The ability to listen and speak, also called oral language skills, are the basic building blocks of effective communication. Oral language development in early childhood lays the foundation for learning to read and write when children reach school age. Language and literacy skills are essential for successfully navigating society. As a parent, there are many things you can do to give your young child a solid foundation for communication, reading, and academic success. Below are some strategies you can use to build your young child’s language skills:

  • Statements not questions
    • Parents often ask their children questions to test their knowledge and try to get them to talk—What color is the ball? How many apples are there? What is that? Instead of asking questions, it is more effective to make declarative statements that provide information and a language model for the child—Look at the green ball. There are five apples.
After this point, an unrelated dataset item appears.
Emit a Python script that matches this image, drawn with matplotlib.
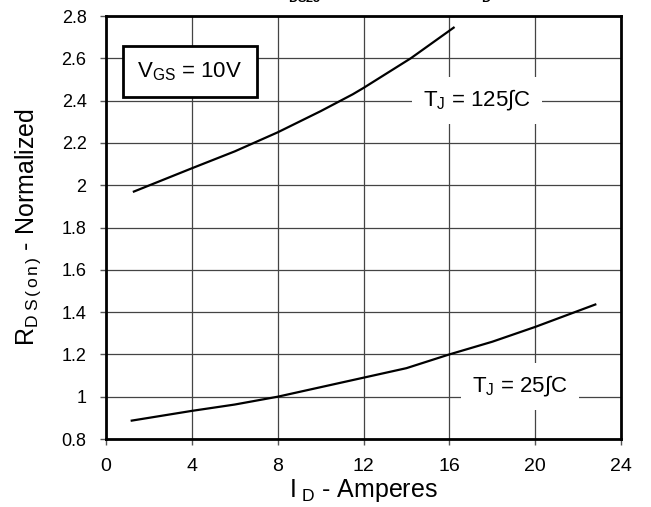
import matplotlib
matplotlib.use("Agg")
import matplotlib.pyplot as plt
import numpy as np

plt.rcParams["font.family"] = ["Liberation Sans", "DejaVu Sans"]
plt.rcParams["mathtext.fontset"] = "custom"
plt.rcParams["mathtext.rm"] = "Liberation Sans"
plt.rcParams["mathtext.bf"] = "Liberation Sans:bold"
plt.rcParams["mathtext.it"] = "Liberation Sans:italic"

# drain current (A) and normalized R_DS(on)
id_125 = [1.3, 4.0, 6.0, 8.0, 10.0, 11.5, 12.0, 14.2, 16.2]
r_125 = [1.97, 2.08, 2.16, 2.25, 2.35, 2.43, 2.46, 2.60, 2.745]
id_25 = [1.2, 4.0, 6.0, 8.0, 10.0, 12.0, 14.0, 16.0, 18.0, 20.0, 22.8]
r_25 = [0.887, 0.933, 0.963, 1.0, 1.045, 1.09, 1.135, 1.2, 1.26, 1.33, 1.436]

xticks = [0, 4, 8, 12, 16, 20, 24]
yticks = [0.8, 1.0, 1.2, 1.4, 1.6, 1.8, 2.0, 2.2, 2.4, 2.6, 2.8]
yticklabels = ["0.8", "1", "1.2", "1.4", "1.6", "1.8", "2", "2.2", "2.4", "2.6", "2.8"]

fig = plt.figure(figsize=(6.51, 5.07), dpi=100)
ax = fig.add_axes([0.1628, 0.1341, 0.7912, 0.8343])

ax.plot(id_125, r_125, color="black", lw=1.6, zorder=3)
ax.plot(id_25, r_25, color="black", lw=1.6, zorder=3)

ax.set_xlim(0, 24)
ax.set_ylim(0.8, 2.8)
ax.set_xticks(xticks)
ax.set_yticks(yticks)
ax.set_yticklabels(yticklabels)
ax.tick_params(direction="out", length=4, width=1, color="#555555")
ax.tick_params(axis="x", labelsize=14, pad=10)
ax.tick_params(axis="y", labelsize=13, pad=10)
ax.grid(True, color="#444444", lw=0.9)
ax.set_axisbelow(True)
for sp in ax.spines.values():
    sp.set_linewidth(2)

ax.set_xlabel(r"I$_{\ \mathrm{D}}$ - Amperes", fontsize=18, labelpad=1)
ax.set_ylabel(r"R$_{\mathrm{D\ S\,(\,o\,n\,)}}$ - Normalized", fontsize=18, labelpad=13)

# annotations
ax.text(3.9, 2.537, r"V$_{\mathrm{GS}}$ = 10V", fontsize=16, ha="center", va="center",
        zorder=4, bbox=dict(boxstyle="square,pad=0.65", fc="white", ec="black", lw=2))
ax.text(17.3, 2.40, r"T$_{\mathrm{J}}$ = 125∫C", fontsize=16, ha="center", va="center",
        zorder=2.5, bbox=dict(boxstyle="square,pad=0.5", fc="white", ec="none"))
ax.text(19.3, 1.05, r"T$_{\mathrm{J}}$ = 25∫C", fontsize=16, ha="center", va="center",
        zorder=2.5, bbox=dict(boxstyle="square,pad=0.5", fc="white", ec="none"))

# title, mostly cut off by the top edge in the original
fig.text(0.545, 1.001, r"Norm. R$_{\mathbf{DS25}}$ vs. Drain Current I$_{\mathbf{D}}$",
         fontsize=13, fontweight="bold", ha="center", va="baseline")

fig.savefig("out.png", dpi=100)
Wow, I see a blue bird. Describing items in your environment does much more to build your child’s vocabulary and expressive language skills than asking a series of questions.
  • Self talk
    • Self talk is describing what you are doing without necessarily expecting a response from the child. For example, while you are playing with blocks you might say “I’m stacking the blocks to build a tall tower. I need more blocks. My tower will be so tall!” Self talk allows you to model appropriate language for your child without putting pressure on them to repeat or answer a series of questions.
  • Parallel talk
    • Parallel talk is similar to self talk because you do not necessarily expect imitation or a response from the child. The difference is that for parallel talk, you are describing what the child is doing and modeling the vocabulary that matches their activity. For example, if the child is playing with blocks, your parallel talk could look like this: “You’re stacking the blocks! You are building a tall tower. Uh-oh! The tower fell down!” You may notice the child saying some of the words on their own when they are playing at a later time.
  • Recasting
    • You can think of recasting as indirectly correcting grammar. If your child makes a grammatical error, instead of telling the child “no, don’t say that,” you can recast to model the correct language for the child. For example, if your child says “I catched the ball!” You can recast, “wow, you caught the ball!” and emphasize the target word. This allows you to validate what the child is saying and stay engaged with the conversation while helping them improve their grammar.
  • Expansion
    • Expansion allows you to acknowledge the child’s statement while modeling a more complete or complex version of the idea. For example, if a dog barks and then your child says “dog” in response, you can comment “yes, the dog is barking” which provides a more complete thought. This allows you to validate the child’s comments and ideas while modeling more advanced language.

As you implement these strategies, you may notice vocabulary growth, improvements in grammar, and more use of complex sentences. Building your child’s oral language skills will support literacy development and enhance their academic readiness.